Traceback (most recent call last):
  File "/data1/xyz/Displace2024_baseline/speaker_diarization/SHARC_check/wespeaker/diar/spectral_clusterer.py", line 287, in main
    for (subsegs, labels) in zip(subsegs_list,
  File "/data1/xyz/.conda/envs/wespeaker/lib/python3.9/concurrent/futures/process.py", line 562, in _chain_from_iterable_of_lists
    for element in iterable:
  File "/data1/xyz/.conda/envs/wespeaker/lib/python3.9/concurrent/futures/_base.py", line 609, in result_iterator
    yield fs.pop().result()
  File "/data1/xyz/.conda/envs/wespeaker/lib/python3.9/concurrent/futures/_base.py", line 446, in result
    return self.__get_result()
  File "/data1/xyz/.conda/envs/wespeaker/lib/python3.9/concurrent/futures/_base.py", line 391, in __get_result
    raise self._exception
concurrent.futures.process.BrokenProcessPool: A process in the process pool was terminated abruptly while the future was running or pending.
2024-06-10 10:18:35,938 INFO:CPU usage: 50.2%

ProcessPoolExecutor might be using spawn this could lead to a lot of memory being needed (basically amount used by one process: M times the number of workers N).

Do you also hit issues using the executor with a simple hello world or only when using a big array?

From your image, it looks like gigabytes are needed. Are you running out of RAM?

I’ll try both of those things and let u know. I have not tried using the executor for a simple hello world yet , but I’ll try it out.

Have you tested this with any model other than multiprocessing? numpy is multithreading-friendly.

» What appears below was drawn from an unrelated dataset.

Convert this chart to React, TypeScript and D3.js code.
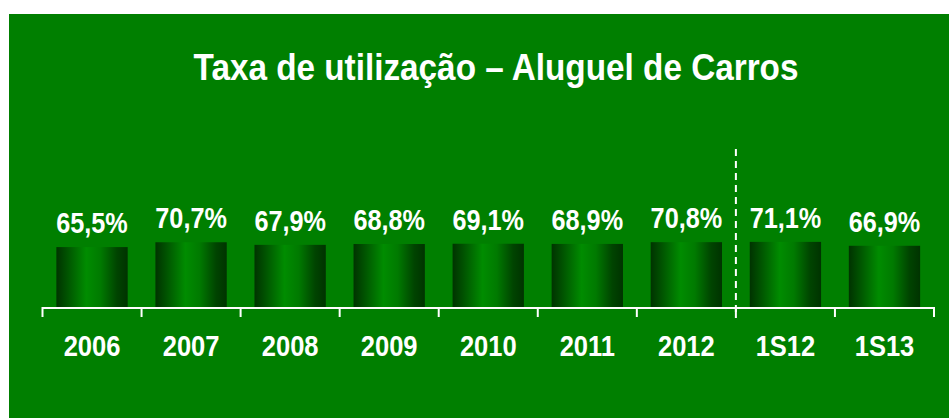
import React, { useRef, useEffect } from 'react';
import * as d3 from 'd3';

const categories = ['2006', '2007', '2008', '2009', '2010', '2011', '2012', '1S12', '1S13'];
const values = [65.5, 70.7, 67.9, 68.8, 69.1, 68.9, 70.8, 71.1, 66.9];
const valueLabels = ['65,5%', '70,7%', '67,9%', '68,8%', '69,1%', '68,9%', '70,8%', '71,1%', '66,9%'];
const splitAfter = '2012';
const title = 'Taxa de utilização – Aluguel de Carros';

const WIDTH = 949;
const HEIGHT = 418;

const App: React.FC = () => {
    const ref = useRef<SVGSVGElement | null>(null);

    useEffect(() => {
        if (!ref.current) return;
        const svg = d3.select(ref.current);
        svg.selectAll('*').remove();

        const font = '"Liberation Sans", Arial, Helvetica, sans-serif';
        const axisY = 308;

        // ─── background ───────────────────────────────────────────
        svg.append('rect')
            .attr('x', 9)
            .attr('y', 14)
            .attr('width', WIDTH - 9)
            .attr('height', HEIGHT - 14)
            .attr('fill', '#007f00');

        // ─── gradient for the bars ────────────────────────────────
        const grad = svg.append('defs')
            .append('linearGradient')
            .attr('id', 'barGrad')
            .attr('x1', '0%').attr('x2', '100%')
            .attr('y1', '0%').attr('y2', '0%');
        [
            [0, '#003300'],
            [0.15, '#005200'],
            [0.42, '#008c00'],
            [0.62, '#007a00'],
            [0.85, '#004400'],
            [1, '#003300'],
        ].forEach(([o, c]) => grad.append('stop').attr('offset', o as number).attr('stop-color', c as string));

        // ─── scales ───────────────────────────────────────────────
        const x = d3.scaleBand<string>()
            .domain(categories)
            .range([42.5, 934])
            .paddingInner(0.28)
            .paddingOuter(0.14);
        const step = x.step();
        const bandStart = (c: string) => x(c)! - x.paddingInner() * step / 2;

        const y = d3.scaleLinear().domain([0, 100]).range([axisY, axisY - 93]);

        // ─── title ────────────────────────────────────────────────
        svg.append('text')
            .attr('transform', `translate(496,80) scale(0.9,1)`)
            .attr('text-anchor', 'middle')
            .style('font-family', font)
            .style('font-weight', 700)
            .style('font-size', '37px')
            .style('fill', '#fff')
            .text(title);

        // ─── bars ─────────────────────────────────────────────────
        svg.append('g')
            .selectAll('rect')
            .data(values)
            .enter()
            .append('rect')
            .attr('x', (_, i) => x(categories[i])!)
            .attr('width', x.bandwidth())
            .attr('y', d => y(d))
            .attr('height', d => y(0) - y(d))
            .attr('fill', 'url(#barGrad)');

        // ─── value labels ─────────────────────────────────────────
        svg.append('g')
            .selectAll('text')
            .data(values)
            .enter()
            .append('text')
            .attr('transform', (d, i) =>
                `translate(${x(categories[i])! + x.bandwidth() / 2},${y(d) - 14}) scale(0.87,1)`)
            .attr('text-anchor', 'middle')
            .style('font-family', font)
            .style('font-weight', 700)
            .style('font-size', '29px')
            .style('fill', '#fff')
            .text((_, i) => valueLabels[i]);

        // ─── axis with ticks at band boundaries ───────────────────
        const axis = svg.append('g');
        axis.append('line')
            .attr('x1', bandStart(categories[0]))
            .attr('x2', bandStart(categories[0]) + step * categories.length)
            .attr('y1', axisY).attr('y2', axisY)
            .attr('stroke', '#fff')
            .attr('stroke-width', 2);
        axis.selectAll('line.tick')
            .data(d3.range(categories.length + 1))
            .enter()
            .append('line')
            .attr('class', 'tick')
            .attr('x1', i => bandStart(categories[0]) + step * i)
            .attr('x2', i => bandStart(categories[0]) + step * i)
            .attr('y1', axisY - 1)
            .attr('y2', axisY + 9)
            .attr('stroke', '#fff')
            .attr('stroke-width', 2);

        axis.selectAll('text')
            .data(categories)
            .enter()
            .append('text')
            .attr('transform', c => `translate(${x(c)! + x.bandwidth() / 2},356) scale(0.85,1)`)
            .attr('text-anchor', 'middle')
            .style('font-family', font)
            .style('font-weight', 700)
            .style('font-size', '30px')
            .style('fill', '#fff')
            .text(c => c);

        // ─── dashed separator ─────────────────────────────────────
        const sepX = bandStart(splitAfter) + step;
        svg.append('line')
            .attr('x1', sepX).attr('x2', sepX)
            .attr('y1', 149).attr('y2', 318)
            .attr('stroke', '#fff')
            .attr('stroke-width', 2)
            .attr('stroke-dasharray', '7,5');
    }, []);

    return (
        <svg
            ref={ref}
            width={WIDTH}
            height={HEIGHT}
            style={{ position: 'absolute', left: 0, top: 0, display: 'block' }}
        />
    );
};

export default App;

I do not understand what you mean exactly by “Have you tested this with any model other than multiprocessing?”, could you clarify?

The multiprocessing module is only one way to spread work over multiple CPU cores, and it’s the most isolated - which also means the most memory-hungry. Alternatives include the multithreading module (or ThreadPoolExecutor), and simply letting numpy itself handle the threads (write your own code as single-threaded). It’s entirely possible that one or both of these will be capable of doing what you want; it’s also entirely possible that they won’t, but IMO it’s still worth testing.

1 Like

I am using the ThreadPoolExecutor library currently , I was thinking of trying out the multiprocessing module at a later time, due to the issue mentioned in my post which I cannot seem to solve.

I am not running out of RAM , I have logged my RAM usage and it is all around 2.5GB , the system I am working on has 100’s of GB. I also noticed this issue to be probabilistic, the program crashes sometimes with max_workers set to 8 but does not during another run with the exact same parameters.